In Sherlock Holmes 2, Game of Shadows, there are several strong female roles that mingle in the mix of mystery. Some of them “got game” and added valid feminine intrigue to the story. However, some of them were found wanting. But one of them is the subtle, but true hero of this surprisingly satisfying sequel.
Irene Adler: Sorry to say it, but I give Rachel McAdams a thumbs down. Rachel is a lovely actress, but miscast in this role. No matter how much vampy dark make up and red lipstick you put on that baby face, her petite size and overall girlish demeanor made her very unbelievable as a seasoned criminal with affective street fighter skills against thugs twice her size.
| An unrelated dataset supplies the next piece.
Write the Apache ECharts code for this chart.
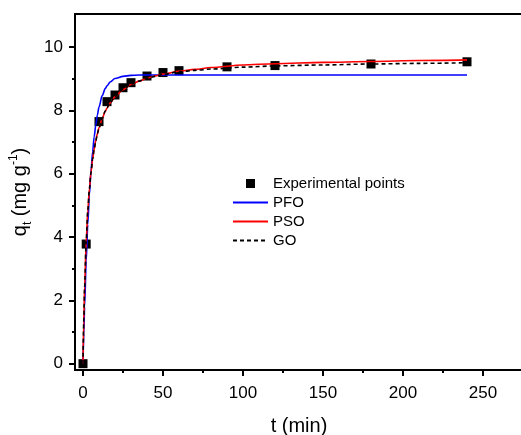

The role needed to be played by someone whose beauty is pure, but has an underlying deviousness too, like Jody Foster as Annabelle Bransford in the movie Maverick. Alder’s early exit from the story was no disappointment for me. Her character could have kicked in the first film and I wouldn’t have cared.
Simza: Now this exotic gypsy chick was a female force to be reckoned with. Tough, passionate and sultry, it was completely believable she lived by her wits on the European down low. I was pleased they didn’t compromise her character with a cheap romance with Sherlock, or anyone, for that matter. A female lead who serves as an asset to the plot with her clothes on is rare and refreshing in Hollywood. And speaking of clothes, dibs on her travel wear – the coats, scarves, boots, hats and belt. Someone copy and release a Simza line, please!
Madame Choo Choo: When Holmes bumps into Watson on the train and admits drag is not one of his better disguises, it is an understatement. While it was funny to see rugged Robert wrapped in bonnets and bows, poorly cross-dressing the detective who is supposed to be a master of disguise did feel like a cheap stunt, especially since he totally went with the wrong eyeshadow and lipstick shades for his complexion. Though Holmes makes a homely woman, he would probably become one if it meant his bosom buddy Watson would commit to their bromance instead of his lovely new bride.
Mrs. Mary Watson: “Now she’s low maintenance.” The classic line said by Billy Crystal in When Harry Met Sally in describing Ingrid Bergman fits perfectly for the real heroine of this Sherlock Holmes tale. First, her groom shows up to their wedding completely hungover looking like the bottom of a latrine. As reality shows prove, most women would burst into tears and have big drama over how he’s ruined everything, and she can’t believe he would show up hammered on the most important day of their life, and she’s tired of his immature antics with his needy friend, then call for some smelling salts because she feels a case of the vapors coming on. Instead, Mary Morstan simply takes her groom’s arm and accepts him for who he is, who and what comes with that, and walks down the aisle looking past his unshaven face into his eyes with unconditional love. Then, her honeymoon gets violently interrupted when she is thrown from the train by the best man into frigid water only to be fished out by the best man’s cohorts. Again, most women would go home, bawl, pout and start the annulment process. What does Mary do? Accept correspondence and clues from Holmes and work behind the scenes to help the very man who threw her off the train to solve the mystery. In both cases she would have every right to be furious. No one would blame her if she created big drama over it. Why doesn’t she? Because she knows Watson does love her. She knows he loves his friend too. She also knows that while he truly wants to settle down and live the quiet life, a part of him still hankers for adventure now a then, and she’s decided that instead of aggravating the problem, she’ll be part of the solution – a remarkable female feat in any century.
I love Mary Watson’s character. In the modern media world where women are portrayed as having to prove themselves equal to men with feral stunts, language and violence, Mary’s character provides an often diminished, but invaluable true feminine strength. She was not running through the woods dodging bullets with her husband, or sneaking around a diplomatic event searching for an assassin with him, yet she is still very much by his side. She stands by his side providing support and stability from home so that when his testeronic adventure is over he will want to come home to her.
She is the hero of the story because she epitomizes one of my favorite sayings, “Behind every great man is a woman who thinks he’s an idiot,” but loves him anyway.